23 May 2017

Real-time Dutch train traffic

Following the previous article I reconstructed a “real-time” train traffic through a single day.

Here it is (~20MB):

Issues:

  1. Not all trains follow tracks (it has to do with linear interpolation, see below)
  2. A train never reaches its final stop (not enough data, see below)
  3. These are not true train positions, interpolated between stations
  4. It’s getting quite repetitve after some time :)

How is was done?

  1. Got access to NS API
  2. Mapped all train stations which includes stations both within the Netherlands and outside. Example of response containing information with traion stations:
    <Station>
    <Code>HLM</Code>
    <Type>knooppuntIntercitystation</Type>
    <Namen>
    <Kort>Haarlem</Kort><Middel>Haarlem</Middel><Lang>Haarlem</Lang>
    </Namen>
    <Land>NL</Land>
    <UICCode>8400285</UICCode>
    <Lat>52.3877792358398</Lat>
    <Lon>4.63833332061768</Lon>
    </Station>
    
  3. Filter out non-Dutch train stations. There are approximately 400 train stations in the Netherlands (according to NS API).
  4. Run a crontab script to collect departure times at every station hourly:
    for station in `cat stations_codes_nl.txt`; do
    timestamp=`date +"%Y_%m_%d_%H_%M"`
    filename="results/$station/timetable-$station-$timestamp.xml"
    curl --user LOGIN:PSWD https://webservices.ns.nl/ns-api-avt?station=$station > $filename
    done
    
  5. It produces lots of files with departure information, e.g.:
    <RitNummer>2233</RitNummer> <!-- train number, unique within the same day -->
    <VertrekTijd>2017-05-16T10:10:00+0200</VertrekTijd>  <!-- departure time from this station -->
    <EindBestemming>Amsterdam Centraal</EindBestemming> <!-- the final destination -->
    <TreinSoort>Intercity</TreinSoort> <!-- train type -->
    
  6. Find all trains on that day (grepping RitNummer)
  7. Reconstruct a route (array with pairs of station/departure time) for every train.
  8. Interpolate train movements between stations
  9. Place them on the map and make lots of pngs (thanks to python + basemap)
  10. pngs -> ffmpeg -> video :)

Source code can be found here

What’s next?

It’s quickly getting repetitive. The simplest way to make it more entertaining is to get data from 3am or 4am. It would be more fun to see build up of train traffic.
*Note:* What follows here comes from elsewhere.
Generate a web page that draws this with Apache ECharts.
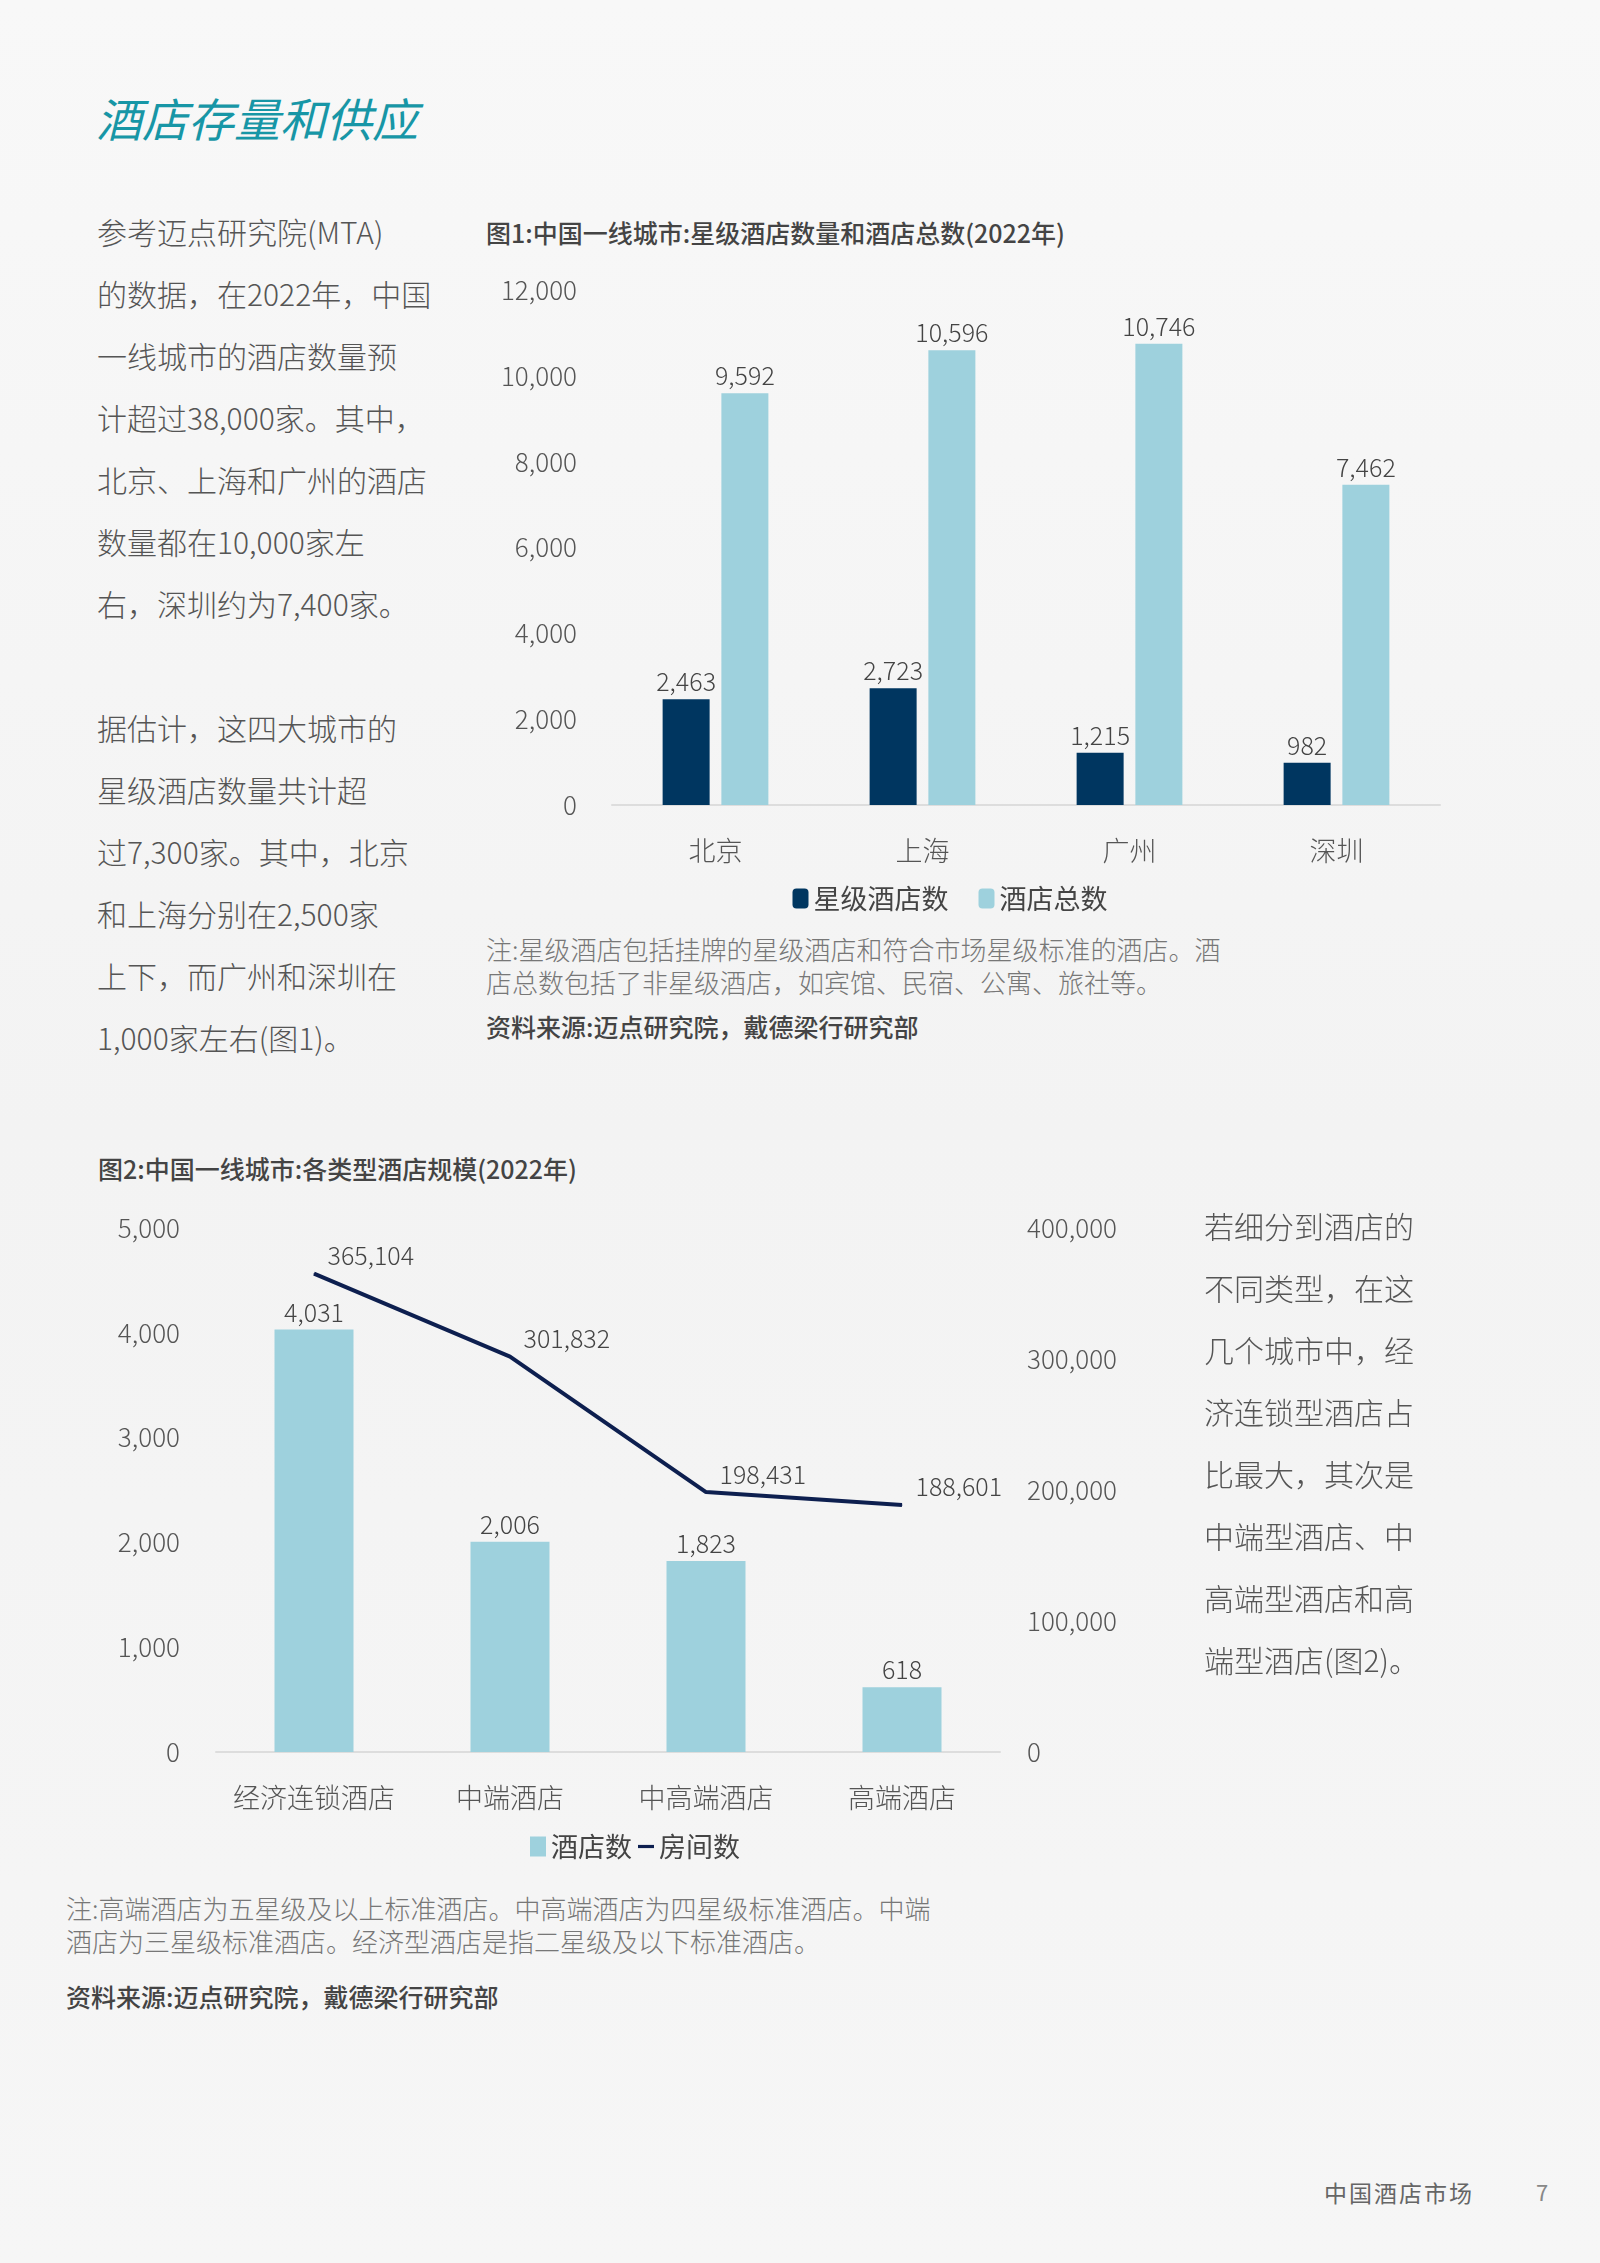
<!DOCTYPE html>
<html><head><meta charset="utf-8">
<script src="https://cdn.jsdelivr.net/npm/echarts@6/dist/echarts.min.js"></script>
<style>
body{margin:0;width:1600px;height:2263px;background:linear-gradient(180deg,#f8f8f8,#f3f3f3 50%,#f6f6f6);font-family:"Noto Sans CJK SC","Noto Sans",sans-serif;position:relative;overflow:hidden;color:#555}
.abs{position:absolute}
h1{position:absolute;left:96px;top:84px;margin:0;font-size:46px;font-weight:400;font-style:italic;color:#1796a6}
.para{font-size:30px;line-height:62px;color:#555;font-weight:300}
.ctitle{font-size:25px;font-weight:500;color:#444}
.note{font-size:26px;line-height:33px;color:#777;font-weight:300}
.src{font-size:25px;color:#444;font-weight:500}
</style></head><body>
<h1>酒店存量和供应</h1>
<div class="abs para" style="left:97px;top:200px;width:350px">参考迈点研究院(MTA)<br>的数据，在2022年，中国<br>一线城市的酒店数量预<br>计超过38,000家。其中，<br>北京、上海和广州的酒店<br>数量都在10,000家左<br>右，深圳约为7,400家。<br><br>据估计，这四大城市的<br>星级酒店数量共计超<br>过7,300家。其中，北京<br>和上海分别在2,500家<br>上下，而广州和深圳在<br>1,000家左右(图1)。</div>
<div class="abs ctitle" style="left:486px;top:214px">图1:中国一线城市:星级酒店数量和酒店总数(2022年)</div>
<div id="c1" class="abs" style="left:450px;top:260px;width:1000px;height:670px"></div>
<div class="abs note" style="left:486px;top:932px">注:星级酒店包括挂牌的星级酒店和符合市场星级标准的酒店。酒<br>店总数包括了非星级酒店，如宾馆、民宿、公寓、旅社等。</div>
<div class="abs src" style="left:486px;top:1008px">资料来源:迈点研究院，戴德梁行研究部</div>

<div class="abs ctitle" style="left:98px;top:1150px">图2:中国一线城市:各类型酒店规模(2022年)</div>
<div id="c2" class="abs" style="left:60px;top:1200px;width:1150px;height:680px"></div>
<div class="abs para" style="left:1204px;top:1194px;width:380px">若细分到酒店的<br>不同类型，在这<br>几个城市中，经<br>济连锁型酒店占<br>比最大，其次是<br>中端型酒店、中<br>高端型酒店和高<br>端型酒店(图2)。</div>
<div class="abs note" style="left:66px;top:1891px">注:高端酒店为五星级及以上标准酒店。中高端酒店为四星级标准酒店。中端<br>酒店为三星级标准酒店。经济型酒店是指二星级及以下标准酒店。</div>
<div class="abs src" style="left:66px;top:1978px">资料来源:迈点研究院，戴德梁行研究部</div>
<div class="abs" style="left:1324px;top:2175px;font-size:23px;color:#666;letter-spacing:2px">中国酒店市场</div>
<div class="abs" style="left:1536px;top:2175px;font-size:22px;color:#888">7</div>
<script>
const cities = ['北京', '上海', '广州', '深圳'];
const starHotels = [2463, 2723, 1215, 982];
const totalHotels = [9592, 10596, 10746, 7462];
const types = ['经济连锁酒店', '中端酒店', '中高端酒店', '高端酒店'];
const hotelCount = [4031, 2006, 1823, 618];
const roomCount = [365104, 301832, 198431, 188601];

const font = '"Noto Sans CJK SC","Noto Sans",sans-serif';
const numFmt = p => Number(p.value).toLocaleString('en-US');
const axisTxt = { color: '#555', fontSize: 26, fontFamily: font, fontWeight: 300 };

const c1 = echarts.init(document.getElementById('c1'));
c1.setOption({
  animation: false,
  grid: { left: 162, right: 10, top: 30, bottom: 125 },
  legend: {
    top: 620, left: 'center', itemWidth: 16, itemHeight: 20, itemGap: 30,
    textStyle: { color: '#444', fontSize: 27, fontFamily: font }
  },
  xAxis: {
    type: 'category', data: cities,
    axisLine: { lineStyle: { color: '#ddd', width: 2 } }, axisTick: { show: false },
    axisLabel: { ...axisTxt, fontSize: 27, margin: 32, interval: 0 }
  },
  yAxis: {
    type: 'value', min: 0, max: 12000, interval: 2000,
    axisLabel: { ...axisTxt, margin: 35, formatter: v => v.toLocaleString('en-US') },
    splitLine: { show: false }
  },
  series: [
    { name: '星级酒店数', type: 'bar', data: starHotels, barWidth: 47, barGap: '25%',
      itemStyle: { color: '#003660' },
      label: { show: true, position: 'top', formatter: numFmt, ...axisTxt, color: '#444', fontSize: 25 } },
    { name: '酒店总数', type: 'bar', data: totalHotels, barWidth: 47,
      itemStyle: { color: '#9ed1dd' },
      label: { show: true, position: 'top', formatter: numFmt, ...axisTxt, color: '#444', fontSize: 25 } }
  ]
});

const c2 = echarts.init(document.getElementById('c2'));
c2.setOption({
  animation: false,
  grid: { left: 156, right: 210, top: 28, bottom: 128 },
  legend: {
    top: 628, left: 'center', itemGap: 6,
    textStyle: { color: '#444', fontSize: 27, fontFamily: font },
    data: [{ name: '酒店数', icon: 'rect', itemStyle: { color: '#9ed1dd' } },
           { name: '房间数', icon: 'path://M0,8L20,8L20,12L0,12Z', itemStyle: { color: '#0d1f4f' } }],
    itemWidth: 16, itemHeight: 20
  },
  xAxis: {
    type: 'category', data: types,
    axisLine: { lineStyle: { color: '#ddd', width: 2 } }, axisTick: { show: false },
    axisLabel: { ...axisTxt, fontSize: 27, margin: 32, interval: 0 }
  },
  yAxis: [
    { type: 'value', min: 0, max: 5000, interval: 1000,
      axisLabel: { ...axisTxt, margin: 36, formatter: v => v.toLocaleString('en-US') },
      splitLine: { show: false } },
    { type: 'value', min: 0, max: 400000, interval: 100000,
      axisLabel: { ...axisTxt, margin: 27, formatter: v => v.toLocaleString('en-US') },
      splitLine: { show: false } }
  ],
  series: [
    { name: '酒店数', type: 'bar', data: hotelCount, barWidth: 79,
      itemStyle: { color: '#9ed1dd' },
      label: { show: true, position: 'top', formatter: numFmt, ...axisTxt, color: '#444', fontSize: 25 } },
    { name: '房间数', type: 'line', yAxisIndex: 1, data: roomCount,
      symbol: 'circle', symbolSize: 1, showSymbol: true,
      itemStyle: { color: '#0d1f4f' },
      lineStyle: { color: '#0d1f4f', width: 4 },
      labelLayout: { hideOverlap: false },
      label: { show: true, position: [14, -30], formatter: numFmt, ...axisTxt, color: '#444', fontSize: 25 } }
  ]
});
</script>
</body></html>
With such limited data it is quite hard to make all trains follow the track. The data does not contain all stations a single train moves through. One way to fix it would be to map all train tracks, find a shortest (?) route from station A to station B and make the train to follow it.

The final stop is also hard to fix properly. The data does not contain time when a train arrives to its final destination. Can be fixed with extrapolation on the last segment.